We will run Django as a WSGI app with gunicorn and install the required package with pip.

[isabell@stardust ~]$ pip3.11 install --user gunicorn
[isabell@stardust ~]$

Create Service

After that, continue with setting it up as a service.

Create ~/etc/services.d/mysite.ini with the following content (take care to adapt the given directory and project name according to your chosen values):

[program:mysite]
directory=%(ENV_HOME)s/mysiteproject
command=gunicorn --error-logfile - --reload --bind 0.0.0.0:8000 mysite.wsgi:application
startsecs=15

After creating the configuration, tell supervisord to refresh its configuration and start the service:

[isabell@stardust ~]$ supervisorctl reread
mysite: available
[isabell@stardust ~]$ supervisorctl update
mysite: updated process group
[isabell@stardust ~]$ supervisorctl status
mysite                            RUNNING   pid 26020, uptime 0:03:14
[isabell@stardust ~]$

Your service should be in the state RUNNING. If it still is in STARTING instead, no worries!

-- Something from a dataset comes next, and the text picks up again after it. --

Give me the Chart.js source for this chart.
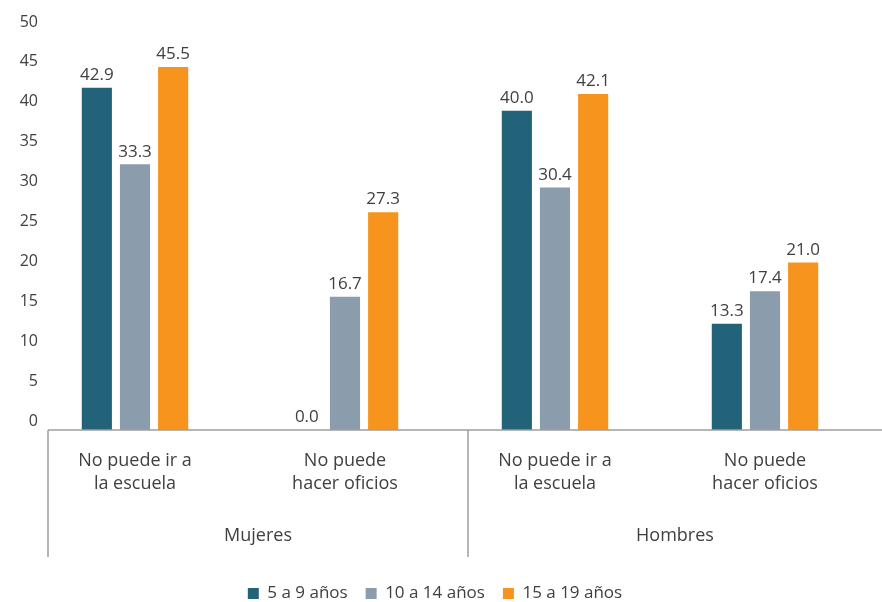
<!DOCTYPE html>
<html>
<head>
<meta charset="utf-8">
<script src="https://cdn.jsdelivr.net/npm/chart.js@4.4.0/dist/chart.umd.min.js"></script>
<style>
  html, body { margin: 0; padding: 0; background: #fff; }
  #wrap { width: 882px; height: 602px; position: relative; }
</style>
</head>
<body>
<div id="wrap"><canvas id="limitChart"></canvas></div>
<script>
// categories (two lines each) and the sex group they belong to
const categories = [
    ["No puede ir a", "la escuela"],
    ["No puede", "hacer oficios"],
    ["No puede ir a", "la escuela"],
    ["No puede", "hacer oficios"]
];
const groups = ["Mujeres", "Hombres"];

// percentages by age band
const age5to9 = [42.9, 0.0, 40.0, 13.3];
const age10to14 = [33.3, 16.7, 30.4, 17.4];
const age15to19 = [45.5, 27.3, 42.1, 21.0];

const seriesNames = ["5 a 9 años", "10 a 14 años", "15 a 19 años"];
const yTicks = [0, 5, 10, 15, 20, 25, 30, 35, 40, 45, 50];

const textColor = "#404040";
const lineColor = "#9e9e9e";
const fontFamily = "'Open Sans', Lato, sans-serif";

// y labels, value labels, group separators and group names under the axis
const annotate = {
    id: "annotate",
    afterDatasetsDraw(chart) {
        const ctx = chart.ctx;
        const x = chart.scales.x;
        const y = chart.scales.y;
        const base = y.getPixelForValue(0);
        const shift = 18;
        const sepLeft = x.left + shift;
        const sepMid = (x.getPixelForValue(1) + x.getPixelForValue(2)) / 2 + shift;
        const right = chart.width;

        ctx.save();
        ctx.strokeStyle = lineColor;
        ctx.lineWidth = 1.5;
        ctx.beginPath();
        ctx.moveTo(sepLeft, base);
        ctx.lineTo(right, base);
        ctx.moveTo(sepLeft, base);
        ctx.lineTo(sepLeft, base + 127);
        ctx.moveTo(sepMid, base);
        ctx.lineTo(sepMid, base + 127);
        ctx.stroke();

        ctx.fillStyle = textColor;
        ctx.textBaseline = "middle";

        // y tick labels sit a little above their value
        ctx.font = "16px " + fontFamily;
        ctx.textAlign = "right";
        yTicks.forEach(v => {
            ctx.fillText(String(v), x.left + 8, y.getPixelForValue(v) - 9);
        });

        ctx.textAlign = "center";
        ctx.font = "18px " + fontFamily;
        ctx.fillText(groups[0], (sepLeft + sepMid) / 2, base + 106);
        ctx.fillText(groups[1], (sepMid + right) / 2, base + 106);

        ctx.font = "17px " + fontFamily;
        ctx.textBaseline = "bottom";
        chart.data.datasets.forEach((ds, i) => {
            chart.getDatasetMeta(i).data.forEach((bar, j) => {
                ctx.fillText(ds.data[j].toFixed(1), bar.x, bar.y - 4);
            });
        });
        ctx.restore();
    }
};

new Chart(document.getElementById("limitChart"), {
    type: "bar",
    data: {
        labels: categories,
        datasets: [
            { label: seriesNames[0], data: age5to9, backgroundColor: "#236379" },
            { label: seriesNames[1], data: age10to14, backgroundColor: "#8b9dac" },
            { label: seriesNames[2], data: age15to19, backgroundColor: "#f7941e" }
        ]
    },
    options: {
        responsive: true,
        maintainAspectRatio: false,
        animation: false,
        layout: { padding: { top: 31, left: 0, right: 12, bottom: -10 } },
        datasets: { bar: { categoryPercentage: 0.545, barPercentage: 0.79 } },
        plugins: {
            legend: {
                position: "bottom",
                labels: {
                    color: textColor,
                    font: { family: fontFamily, size: 17 },
                    boxWidth: 11,
                    boxHeight: 11,
                    padding: 18
                }
            },
            tooltip: { enabled: false }
        },
        scales: {
            x: {
                grid: { display: false, drawTicks: false },
                border: { display: false },
                ticks: {
                    color: textColor,
                    font: { family: fontFamily, size: 18, lineHeight: 1.28 },
                    padding: 19,
                    maxRotation: 0
                },
                afterFit(scale) { scale.height = 137; }
            },
            y: {
                min: 0,
                max: 50,
                grid: { display: false, drawTicks: false },
                border: { display: false },
                ticks: { display: false },
                afterFit(scale) { scale.width = 30; }
            }
        }
    },
    plugins: [annotate]
});
</script>
</body>
</html>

You might just have to wait sometime and try the command again (up to 15 seconds). It might already run fine anyway though. Otherwise check the logs in ~/logs/supervisord.log.

Configure Web Backend

Note

Gunicorn is running Django on port 8000 (as configured in the service file). So make sure to replace <port> in the example below with 8000.

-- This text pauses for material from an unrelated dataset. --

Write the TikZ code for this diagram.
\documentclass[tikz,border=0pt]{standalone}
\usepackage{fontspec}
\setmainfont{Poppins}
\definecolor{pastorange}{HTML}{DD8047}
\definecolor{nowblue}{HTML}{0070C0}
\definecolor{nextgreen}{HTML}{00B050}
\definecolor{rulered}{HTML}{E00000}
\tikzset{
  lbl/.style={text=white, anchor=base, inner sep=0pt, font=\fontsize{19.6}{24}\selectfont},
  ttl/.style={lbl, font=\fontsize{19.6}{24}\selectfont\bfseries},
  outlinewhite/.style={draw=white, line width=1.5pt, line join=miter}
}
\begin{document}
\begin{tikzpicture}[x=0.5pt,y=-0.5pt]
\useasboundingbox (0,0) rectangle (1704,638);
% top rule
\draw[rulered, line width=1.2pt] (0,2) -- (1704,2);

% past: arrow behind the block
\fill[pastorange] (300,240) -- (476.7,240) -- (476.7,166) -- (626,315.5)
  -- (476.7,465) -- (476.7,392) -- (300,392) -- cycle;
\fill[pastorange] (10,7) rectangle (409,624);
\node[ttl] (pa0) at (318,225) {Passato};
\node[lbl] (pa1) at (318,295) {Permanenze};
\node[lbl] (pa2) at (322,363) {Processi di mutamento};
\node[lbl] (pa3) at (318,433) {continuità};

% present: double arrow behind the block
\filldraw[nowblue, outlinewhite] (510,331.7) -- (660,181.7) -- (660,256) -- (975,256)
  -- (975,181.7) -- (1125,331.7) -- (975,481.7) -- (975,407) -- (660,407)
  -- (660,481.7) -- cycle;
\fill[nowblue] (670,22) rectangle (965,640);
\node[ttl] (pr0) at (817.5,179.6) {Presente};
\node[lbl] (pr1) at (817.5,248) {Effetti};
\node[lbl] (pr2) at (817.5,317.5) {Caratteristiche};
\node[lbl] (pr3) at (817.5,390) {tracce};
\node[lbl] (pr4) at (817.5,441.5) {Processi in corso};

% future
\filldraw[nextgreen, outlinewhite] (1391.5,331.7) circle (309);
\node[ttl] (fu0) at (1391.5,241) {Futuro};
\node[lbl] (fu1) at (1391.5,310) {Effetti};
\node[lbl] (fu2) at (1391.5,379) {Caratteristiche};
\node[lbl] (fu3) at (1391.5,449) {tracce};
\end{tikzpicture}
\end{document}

To make the application accessible from the outside, configure a web backend:

[isabell@stardust ~]$ uberspace web backend set / --http --port <port>
Set backend for / to port <port>; please make sure something is listening!
You can always check the status of your backend using "uberspace web backend list".
[isabell@stardust ~]$

Your backend should now point to the service; let’s check it:

[isabell@stardust ~]$ uberspace web backend list
/ http:8000 => OK, listening: PID 23161, /usr/bin/python3.11 /home/isabell/.local/bin/gunicorn --error-logfile - --reload --bind 0.0.0.0:8000 mysite.wsgi:application

[isabell@stardust ~]$

Finishing Installation

Perform a CURL request to the configured URL, to see if your installation succeeded:

[isabell@stardust ~]$ curl -I https://isabell.uber.space
HTTP/2 200
date: Tue, 31 Jan 2023 16:10:23 GMT
content-type: text/html; charset=utf-8
content-length: 10681
vary: Accept-Encoding
server: gunicorn
x-frame-options: SAMEORIGIN
x-content-type-options: nosniff
referrer-policy: strict-origin-when-cross-origin
cross-origin-opener-policy: same-origin
x-xss-protection: 1; mode=block
strict-transport-security: max-age=31536000

[isabell@stardust ~]$

If you don’t see HTTP/2 200 check your installation.

Best practices

Security

Change all default passwords. Look at folder permissions. Don’t get hacked!

Updates

You can find a list of supported versions on the official Django site. If you want to keep track of new releases, you can check the release-monitor.

Upgrading is documented in detail in the official docs.